On good days she managed to be quiet, polite, and unnoticeable. Subdued!
All intellectual stimulation had been removed from her life. Everything became flat.
“Maybe one day I will turn into something else.” She thought feeling nailed down to her bed.
Everything in the house grew into an assault on her senses reeking of abandon. If abandon had a smell, could it also have a color? A repellent hospital green perhaps?
How to find solace in a world that has lost all color? Nobody wants to see the pain. Darkness ends up hiding you in a shadow. Dying inside, each day a little more.
She remembered how as a child she would get so much pleasure from staring at walls and furniture. She missed the wallpaper in her grandmother’s house. Sprawling flamboyant patterns committing every artistic sin. Dull enough to confuse the eye and pronounced enough to constantly irritate. She would follow the curves and watch them plunge out of outrageous angles, destroying themselves in contradictions; becoming something new entirely.
“There are things that nobody sees but me.” she mused, “Like the fact that I live in a parallel universe. Neither dead nor alive. Madness is a terrific opportunity to observe sensations from a strange perspective.”
She hoped happiness would find her, somehow retrieve her from this disconnected purgatory, but sadness always got in the way first. It sneaked up out of nowhere, biting holes in what little solid ground was left to her.
“To cease to exist and to die are two different things entirely. I´m no longer afraid of loss.” She thought, “I have nothing left to lose. Did the stars ever reflect in my tears at night? I need an escape. I can no longer feel. Do I have any other option than the ultimate sin?”

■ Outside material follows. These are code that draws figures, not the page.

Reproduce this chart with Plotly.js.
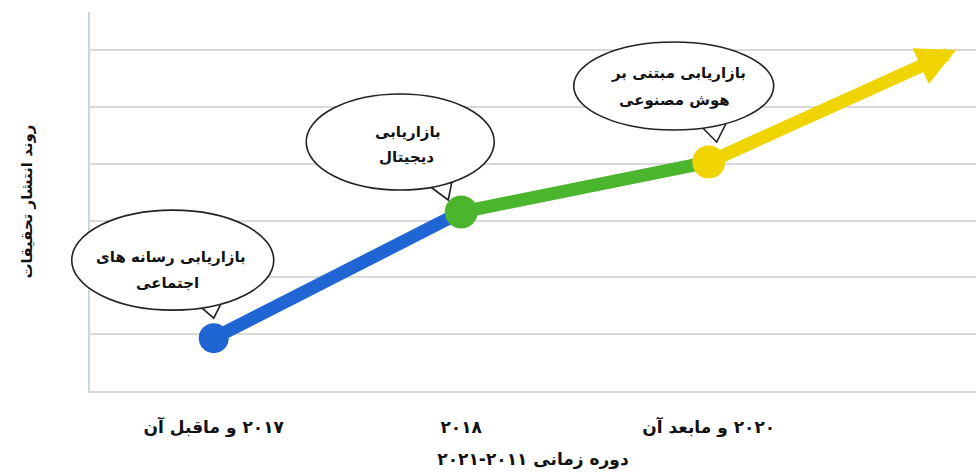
<!DOCTYPE html>
<html>
<head>
<meta charset="utf-8">
<script src="https://cdn.plot.ly/plotly-3.0.1.min.js"></script>
<style>html,body{margin:0;padding:0;background:#fff;}#chart{width:976px;height:476px;}</style>
</head>
<body>
<div id="chart"></div>
<script>
// ---- data ----
const categories = ['۲۰۱۷ و ماقبل آن', '۲۰۱۸', '۲۰۲۰ و مابعد آن'];
const trendValues = [0.93, 3.15, 4.03];
const arrowTipX = [3];
const arrowTipY = [6.0];
const stageColors = ['#1f66d4', '#4cb52e', '#f0d400'];
const bubbleLine1 = ['بازاریابی رسانه های', 'بازاریابی', 'بازاریابی مبتنی بر'];
const bubbleLine2 = ['اجتماعی', 'دیجیتال', 'هوش مصنوعی'];
const xTitle = 'دوره زمانی ۲۰۱۱-۲۰۲۱';
const yTitle = 'روند انتشار تحقیقات';

const xs = categories.map((_, i) => i);
const FONT = 'DejaVu Sans, Arial, sans-serif';
const RLM = '\u200F';
const xRange = [-0.5, 3.08];
const yRange = [0, 6.67];
const toPaperX = v => (v - xRange[0]) / (xRange[1] - xRange[0]);
const toPaperY = v => (v - yRange[0]) / (yRange[1] - yRange[0]);

// line segments
const traces = [];
for (let i = 0; i < xs.length - 1; i++) {
  traces.push({
    x: [xs[i], xs[i + 1]], y: [trendValues[i], trendValues[i + 1]],
    mode: 'lines', line: {color: stageColors[i], width: 13},
    hoverinfo: 'skip', showlegend: false
  });
}
traces.push({
  x: xs, y: trendValues, mode: 'markers',
  marker: {color: stageColors, size: [30, 33, 33], opacity: 1, line: {width: 0}},
  showlegend: false, hoverinfo: 'skip'
});

// bubble geometry (pixel offsets relative to each point, +y up)
const bub = [
  {cx: -41, cy: 78, rx: 101, ry: 50, tail: [[-21, 38], [0, 20], [11, 42]], t1: [-43, 81], t2: [-46, 55]},
  {cx: -61, cy: 70, rx: 94, ry: 48, tail: [[-40, 32], [-13, 12], [-8, 37]], t1: [-53, 80], t2: [-55, 55]},
  {cx: -35, cy: 76, rx: 100, ry: 44, tail: [[-12, 40], [8, 20], [21, 46]], t1: [-30, 89], t2: [-34, 62]}
];

const shapes = [];
const annotations = [];
xs.forEach((xv, i) => {
  const b = bub[i];
  const p = b.tail;
  const ax = toPaperX(xv), ay = toPaperY(trendValues[i]);
  shapes.push({
    type: 'path', layer: 'above', xref: 'paper', yref: 'paper',
    xsizemode: 'pixel', ysizemode: 'pixel', xanchor: ax, yanchor: ay,
    path: `M${p[0][0]},${p[0][1]} L${p[1][0]},${p[1][1]} L${p[2][0]},${p[2][1]} Z`,
    fillcolor: '#ffffff', line: {color: '#222', width: 1.6}
  });
  shapes.push({
    type: 'circle', layer: 'above', xref: 'paper', yref: 'paper',
    xsizemode: 'pixel', ysizemode: 'pixel', xanchor: ax, yanchor: ay,
    x0: b.cx - b.rx, x1: b.cx + b.rx, y0: b.cy - b.ry, y1: b.cy + b.ry,
    fillcolor: '#ffffff', line: {color: '#222', width: 1.6}
  });
  [[bubbleLine1[i], b.t1], [bubbleLine2[i], b.t2]].forEach(([txt, off]) => {
    annotations.push({
      x: xv, y: trendValues[i], xref: 'x', yref: 'y', text: '<b>' + txt + '</b>',
      showarrow: false, xshift: off[0], yshift: off[1],
      font: {family: FONT, size: 15, color: '#111'}
    });
  });
});

// yellow arrow
const last = xs.length - 1;
annotations.push({
  x: arrowTipX[0], y: arrowTipY[0], xref: 'x', yref: 'y',
  ax: xs[last], ay: trendValues[last], axref: 'x', ayref: 'y',
  text: '', showarrow: true, arrowhead: 2, arrowsize: 0.6, arrowwidth: 13,
  arrowcolor: stageColors[last], standoff: 0, startstandoff: 0
});

const layout = {
  width: 976, height: 476, autosize: false,
  margin: {l: 90, r: 0, t: 12, b: 85},
  paper_bgcolor: '#ffffff', plot_bgcolor: '#ffffff',
  font: {family: FONT, color: '#111'},
  showlegend: false,
  xaxis: {
    range: xRange, tickvals: xs, ticktext: categories.map(c => '<b>' + RLM + c + '</b>'),
    showgrid: false, zeroline: false, showline: true, linecolor: '#d8d8d8', linewidth: 2,
    ticks: '', ticklabelstandoff: 20, tickfont: {family: FONT, size: 17, color: '#111'},
    title: {text: '<b>' + RLM + xTitle + '</b>', font: {family: FONT, size: 17, color: '#111'}, standoff: 16},
    fixedrange: true
  },
  yaxis: {
    range: yRange, dtick: 1, showticklabels: false, ticks: '',
    showgrid: true, gridcolor: '#d9d9d9', gridwidth: 2, zeroline: false,
    showline: true, linecolor: '#c9d5e8', linewidth: 2,
    title: {text: '<b>' + yTitle + '</b>', font: {family: FONT, size: 15, color: '#111'}, standoff: 52},
    fixedrange: true
  },
  shapes: shapes,
  annotations: annotations
};

Plotly.newPlot('chart', traces, layout, {displayModeBar: false, staticPlot: true});
</script>
</body>
</html>
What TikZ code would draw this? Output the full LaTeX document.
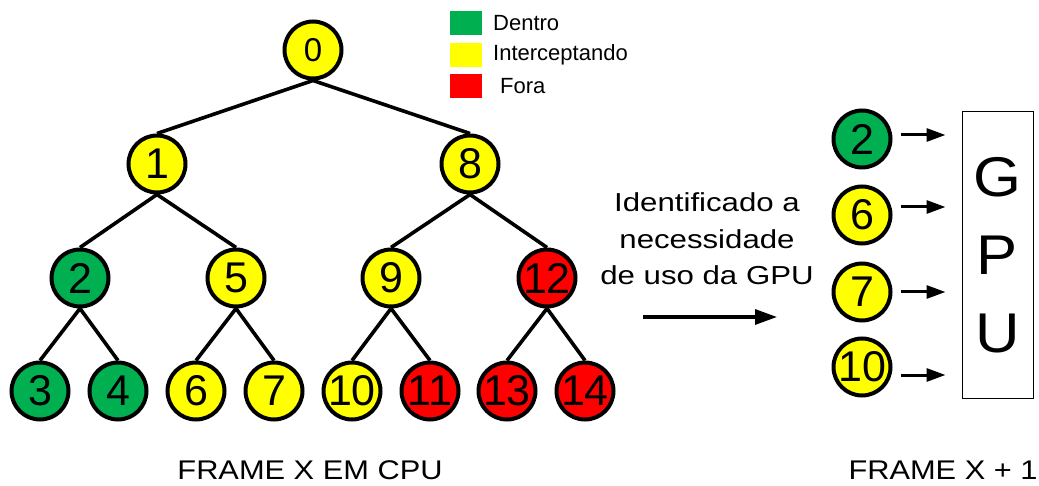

She didn´t fear the reaper. What would kill her quicker? Would she need an anesthetic?
A flash of violence-hit her out of nowhere.
- “Stop going around begging for a living and making deals with the future!” a voice rasped in her head.
- “Dry your tears and unearth the secrets of your true nature! Wake up”
“I´m still alive…” she thought she was dreaming.
- “Wake up!” a voice whispered to her again. “Wake up with the absence of your will to preserve an abolition of memory. Remember life! You sold yourself cheap! Wake up and arise from the rubble. There is a world outside and a place for you in it. Dust yourself off and dance down the path to freedom!”
This morning she felt like she woke up from a dream in reverse. It left her feeling anxious and protected at the same time. She smiled at him as he walked out the door.
- “Goodbye!” she whispered, “Today I choose to get rid of all the layers you buried me under over the years. I shed my skin and return to my essence. I have been adrift for so long. I lost connection with whom I really am. No more! The smoke has cleared. I see a bigger picture. I banish the dark and embrace life! With an attitude of gratitude.”